BACKGROUND: Research links psychological stress to accelerated cellular aging. Here we examined whether long-term patterns of depression and caregiving burden, forms of chronic psychological stress, were associated with shorter telomere length, a biomarker of cellular aging. METHODS: The study included 1250 healthy older women (mean: 68.0; range: 60-81 years) in the Nurses' Health Study. Long-term patterns in depressive symptoms and caregiving activity (separated into care of children/grandchildren vs. ill or disabled family members/others) incorporated questionnaire data between 1992 and 2000; relative leukocyte telomere lengths (LTLs) were measured in 2000-2001. Least-squares means LTL z-scores were calculated across categories of depression patterns and caregiving intensity. RESULTS: Six empirically-derived latent classes of depressive symptom trajectories were identified: minimal-stable (63.7%), mild-worsening (3.9%), subthreshold-improving (22.8%), subthreshold-worsening (2.7%), clinical range depressive-improving (6.2%), and clinical range depressive-persistent (0.6%).
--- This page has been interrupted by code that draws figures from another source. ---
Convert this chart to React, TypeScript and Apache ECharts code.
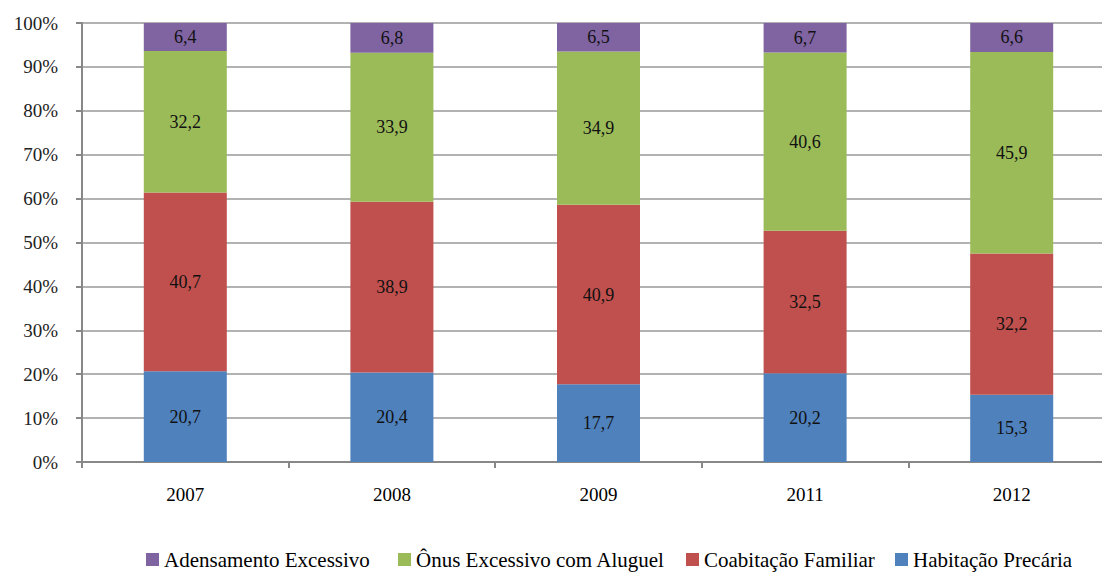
import React, { useEffect, useRef } from "react";
import * as echarts from "echarts";

const categories = ["2007", "2008", "2009", "2011", "2012"];
const habitacaoPrecaria = [20.7, 20.4, 17.7, 20.2, 15.3];
const coabitacaoFamiliar = [40.7, 38.9, 40.9, 32.5, 32.2];
const onusExcessivo = [32.2, 33.9, 34.9, 40.6, 45.9];
const adensamentoExcessivo = [6.4, 6.8, 6.5, 6.7, 6.6];
const legendOrder = [
  "Adensamento Excessivo",
  "Ônus Excessivo com Aluguel",
  "Coabitação Familiar",
  "Habitação Precária",
];

const FONT = "Liberation Serif";
const legendLefts = [146, 398, 686, 895];

export default function App() {
  const ref = useRef<HTMLDivElement>(null);
  useEffect(() => {
    document.body.style.margin = "0";
    const chart = echarts.init(ref.current!, null, { renderer: "svg" });
    const mk = (name: string, data: number[], color: string) => ({
      name,
      type: "bar",
      stack: "total",
      data,
      barWidth: 83,
      itemStyle: { color },
      label: {
        show: true,
        position: "inside",
        color: "#111",
        fontFamily: FONT,
        fontSize: 18,
        formatter: (p: any) => String(p.value).replace(".", ","),
      },
    });
    chart.setOption({
      animation: false,
      textStyle: { fontFamily: FONT },
      grid: { left: 82, top: 23, width: 1033, height: 439, containLabel: false, outerBoundsMode: "none" },
      legend: legendOrder.map((name, i) => ({
        data: [name],
        top: 549,
        left: legendLefts[i],
        padding: 0,
        icon: "rect",
        itemWidth: 13,
        itemHeight: 13,
        textStyle: { fontFamily: FONT, fontSize: 21, color: "#000" },
      })),
      xAxis: {
        type: "category",
        data: categories,
        axisLine: { lineStyle: { color: "#888", width: 2 } },
        axisTick: { show: true, length: 6, lineStyle: { color: "#888", width: 2 } },
        axisLabel: { color: "#000", fontFamily: FONT, fontSize: 19, margin: 23 },
      },
      yAxis: {
        type: "value",
        min: 0,
        max: 100,
        interval: 10,
        axisLine: { show: true, lineStyle: { color: "#888", width: 2 } },
        axisTick: { show: true, length: 6, lineStyle: { color: "#888", width: 2 } },
        splitLine: { lineStyle: { color: "#999", width: 1.5 } },
        axisLabel: { color: "#222", fontFamily: FONT, fontSize: 19, margin: 24, formatter: "{value}%" },
      },
      series: [
        mk("Habitação Precária", habitacaoPrecaria, "#4F81BD"),
        mk("Coabitação Familiar", coabitacaoFamiliar, "#C0504D"),
        mk("Ônus Excessivo com Aluguel", onusExcessivo, "#9BBB59"),
        mk("Adensamento Excessivo", adensamentoExcessivo, "#8064A2"),
      ],
    });
    return () => chart.dispose();
  }, []);
  return <div ref={ref} style={{ width: 1102, height: 572 }} />;
}
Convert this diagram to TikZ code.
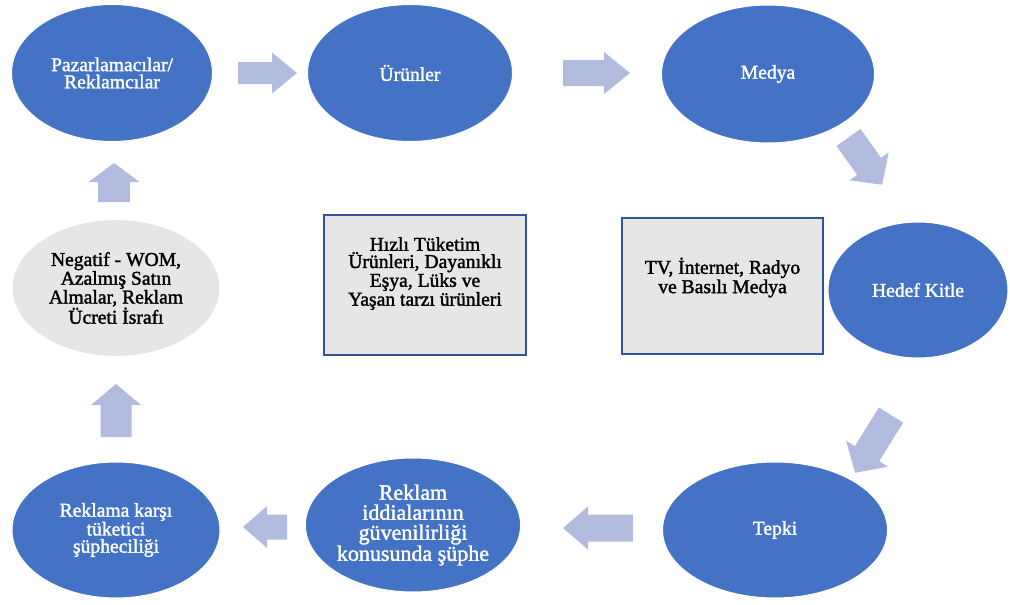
\documentclass[tikz,border=0pt]{standalone}
\usepackage{fontspec}
\setmainfont{Liberation Serif}
\newfontfamily\stagefont[FakeBold=1.6]{Liberation Serif}
\usetikzlibrary{shapes.geometric}

\definecolor{cycleblue}{HTML}{4472C4}
\definecolor{arrowblue}{RGB}{177,188,223}
\definecolor{panelgray}{HTML}{E7E6E6}
\definecolor{frameblue}{HTML}{2F5597}

% block arrow: tail coordinate, angle, length, shaft half-width, head half-width, head length
\newcommand\cyclearrow[6]{%
  \fill[arrowblue, shift={(#1)}, rotate=#2]
    (0,-#4) -- (#3-#6,-#4) -- (#3-#6,-#5) -- (#3,0) -- (#3-#6,#5)
    -- (#3-#6,#4) -- (0,#4) -- cycle;}

\tikzset{
  stagetext/.style={font=\stagefont\fontsize{19.6}{17.2}\selectfont, align=center, inner sep=0pt},
  stage/.style={ellipse, fill=cycleblue, draw=white, line width=1pt, text=white, stagetext},
  softstage/.style={ellipse, fill=panelgray, draw=white, line width=1pt, text=black, stagetext},
  infobox/.style={rectangle, fill=panelgray, draw=frameblue, line width=1.8pt, inner sep=0pt},
}

\begin{document}
\begin{tikzpicture}[x=1pt, y=-1pt]
\useasboundingbox (0,0) rectangle (1010,605);

% cycle stages
\node[stage, minimum width=201, minimum height=137] (pazar) at (112,73) {Pazarlamacılar/\\Reklamcılar};
\node[stage, minimum width=205, minimum height=137] (urun) at (410,73) {Ürünler};
\node[stage, minimum width=213, minimum height=138] (medya) at (768,74) {Medya};
\node[stage, minimum width=180, minimum height=136] (hedef) at (918,290) {Hedef Kitle};
\node[stage, minimum width=225, minimum height=136] (tepki) at (775,530) {Tepki};
\node[stage, minimum width=210, minimum height=134, font=\stagefont\fontsize{22}{20}\selectfont] (iddia) at (413,525)
  {Reklam\\iddialarının\\güvenilirliği\\konusunda şüphe};
\node[stage, minimum width=208, minimum height=136] (kuskuc) at (116,530) {Reklama karşı\\tüketici\\şüpheciliği};
\node[softstage, minimum width=208, minimum height=137] (negatif) at (116,288) {Negatif - WOM,\\Azalmış Satın\\Almalar, Reklam\\Ücreti İsrafı};

% explanatory boxes
\node[infobox, minimum width=202, minimum height=140] (urunbox) at (425,285) {};
\node[stagetext] (urunboxtext) at (425,273.5)
  {Hızlı Tüketim\\Ürünleri, Dayanıklı\\Eşya, Lüks ve\\Yaşan tarzı ürünleri};
\node[infobox, minimum width=201, minimum height=136] (medyabox) at (722.5,286) {};
\node[stagetext, font=\stagefont\fontsize{19.6}{19.3}\selectfont] (medyaboxtext) at (722.5,277.5)
  {TV, İnternet, Radyo\\ve Basılı Medya};

% arrow tails between the stages
\coordinate (a1) at (238,73);
\coordinate (a2) at (563,73);
\coordinate (a3) at (848.5,137.5);
\coordinate (a4) at (891,415);
\coordinate (a5) at (633,528);
\coordinate (a6) at (287,527);
\coordinate (a7) at (116,437);
\coordinate (a8) at (114,202);

\cyclearrow{a1}{0}{59}{11}{20.5}{25}
\cyclearrow{a2}{0}{67}{13}{21}{26}
\cyclearrow{a3}{-54.5}{58}{14.7}{24}{22.5}
\cyclearrow{a4}{-121.8}{68}{14.3}{24.7}{22.5}
\cyclearrow{a5}{180}{70}{13.5}{21.5}{25}
\cyclearrow{a6}{180}{44}{12.5}{21}{24}
\cyclearrow{a7}{90}{53}{15.5}{25}{21}
\cyclearrow{a8}{90}{39}{16}{25.5}{19}
\end{tikzpicture}
\end{document}
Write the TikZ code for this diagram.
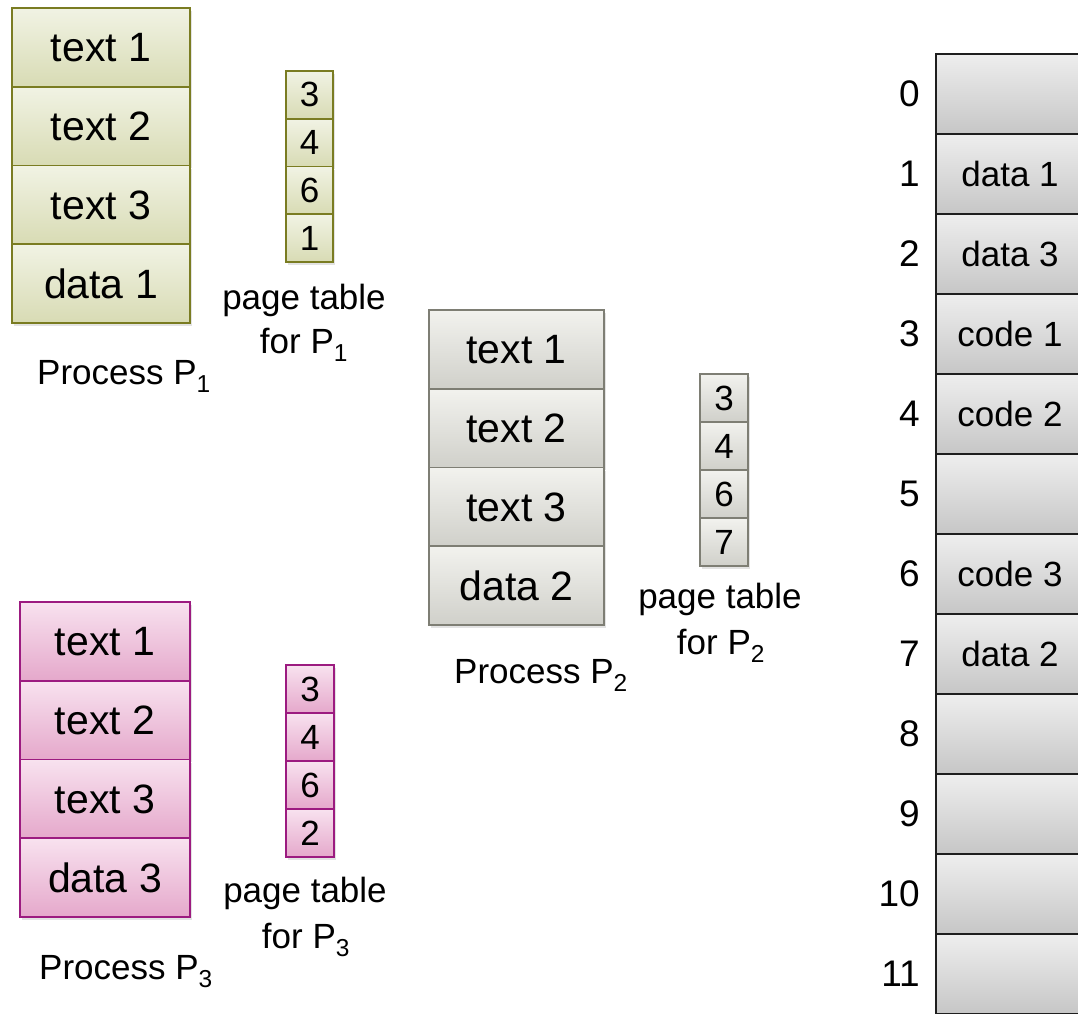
\documentclass[tikz,border=0pt]{standalone}
\usepackage{fontspec}
\setmainfont{Liberation Sans}
\usetikzlibrary{shadows}

\definecolor{olivebd}{HTML}{7A7C22}
\definecolor{olivetop}{HTML}{F1F3E4}
\definecolor{olivebot}{HTML}{D8DBB4}
\definecolor{graybd}{HTML}{7E7E74}
\definecolor{graytop}{HTML}{F2F2EE}
\definecolor{graybot}{HTML}{D0D0CA}
\definecolor{pinkbd}{HTML}{9C1B80}
\definecolor{pinktop}{HTML}{F8E2EF}
\definecolor{pinkbot}{HTML}{E5A8CB}
\definecolor{membd}{HTML}{1E1E1E}
\definecolor{memtop}{HTML}{EEEEEE}
\definecolor{membot}{HTML}{C6C6C6}

\begin{document}
\begin{tikzpicture}[x=1pt,y=-1pt,
  shad/.style={drop shadow={shadow xshift=1.5pt,shadow yshift=-3pt,opacity=0.22}},
  olivecell/.style={draw=olivebd,line width=1.6pt,top color=olivetop,bottom color=olivebot,inner sep=0pt,shad},
  graycell/.style={draw=graybd,line width=1.6pt,top color=graytop,bottom color=graybot,inner sep=0pt,shad},
  pinkcell/.style={draw=pinkbd,line width=1.6pt,top color=pinktop,bottom color=pinkbot,inner sep=0pt,shad},
  memcell/.style={draw=membd,line width=1.3pt,top color=memtop,bottom color=membot,inner sep=0pt,
    minimum width=148pt,minimum height=80pt,font=\fontsize{35}{42}\selectfont},
  bigtxt/.style={font=\fontsize{41}{49}\selectfont},
  ptxt/.style={font=\fontsize{35}{42}\selectfont},
  lbl/.style={inner sep=0pt,anchor=base,font=\fontsize{35}{42}\selectfont},
  idx/.style={inner sep=0pt,anchor=east,font=\fontsize{37}{44}\selectfont}]
\useasboundingbox (0,0) rectangle (1078,1013);
\clip (0,0) rectangle (1078,1013);

% ---------- Process P1 ----------
\begin{scope}[every node/.style={olivecell,bigtxt,minimum width=178pt,minimum height=78.75pt}]
\node (p1a) at (101,47.4) {text 1};
\node (p1b) at (101,126.1) {text 2};
\node (p1c) at (101,204.9) {text 3};
\node (p1d) at (101,283.6) {data 1};
\end{scope}
\begin{scope}[every node/.style={olivecell,ptxt,minimum width=47pt,minimum height=47.75pt}]
\node (t1a) at (309.5,94.9) {3};
\node (t1b) at (309.5,142.6) {4};
\node (t1c) at (309.5,190.4) {6};
\node (t1d) at (309.5,238.1) {1};
\end{scope}
\node[lbl] (t1l1) at (304,309) {page table};
\node[lbl] (t1l2) at (304,353) {for P\textsubscript{1}};
\node[lbl] (p1l) at (124,384) {Process P\textsubscript{1}};

% ---------- Process P2 ----------
\begin{scope}[every node/.style={graycell,bigtxt,minimum width=175pt,minimum height=78.75pt}]
\node (p2a) at (516.5,349.4) {text 1};
\node (p2b) at (516.5,428.1) {text 2};
\node (p2c) at (516.5,506.9) {text 3};
\node (p2d) at (516.5,585.6) {data 2};
\end{scope}
\begin{scope}[every node/.style={graycell,ptxt,minimum width=48pt,minimum height=48pt}]
\node (t2a) at (724,398) {3};
\node (t2b) at (724,446) {4};
\node (t2c) at (724,494) {6};
\node (t2d) at (724,542) {7};
\end{scope}
\node[lbl] (t2l1) at (720,608) {page table};
\node[lbl] (t2l2) at (721,654) {for P\textsubscript{2}};
\node[lbl] (p2l) at (541,683) {Process P\textsubscript{2}};

% ---------- Process P3 ----------
\begin{scope}[every node/.style={pinkcell,bigtxt,minimum width=170pt,minimum height=78.75pt}]
\node (p3a) at (105,641.4) {text 1};
\node (p3b) at (105,720.1) {text 2};
\node (p3c) at (105,798.9) {text 3};
\node (p3d) at (105,877.6) {data 3};
\end{scope}
\begin{scope}[every node/.style={pinkcell,ptxt,minimum width=48pt,minimum height=48pt}]
\node (t3a) at (310,689) {3};
\node (t3b) at (310,737) {4};
\node (t3c) at (310,785) {6};
\node (t3d) at (310,833) {2};
\end{scope}
\node[lbl] (t3l1) at (305,902) {page table};
\node[lbl] (t3l2) at (306,948) {for P\textsubscript{3}};
\node[lbl] (p3l) at (126,979) {Process P\textsubscript{3}};

% ---------- Physical memory ----------
\foreach \i/\t in {0/{},1/data 1,2/data 3,3/code 1,4/code 2,5/{},6/code 3,7/data 2,8/{},9/{},10/{},11/{}}{
  \node[memcell] (m\i) at (1010,{94+80*\i}) {\t};
  \node[idx] (n\i) at (920,{94+80*\i}) {\i};
}
\end{tikzpicture}
\end{document}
After collapsing trajectory patterns into 4 groups (combining those with minimal and mild symptoms into one group and those with clinical range depressive symptoms into one group) due to very small sample sizes in some groups, we observed marginal associations (p = 0.07): e.g., the least-squares means LTL z-scores were lowest (-0.08; 95% CI: -0.22 to 0.06) for the clinical range depressive symptoms group and highest (0.12; 0.04-0.20) for the subthreshold-improving group (Tukey's post-hoc pairwise p = 0.07). With six depressive symptom trajectories, no significant associations were observed with regard to telomere lengths. There were no significant associations between caregiving intensity and LTLs. CONCLUSIONS: There were no associations between long-term patterns of caregiving burden and telomere lengths among older women. Possible differences in telomere lengths by types of long-term depressive symptom trajectories may warrant further investigation.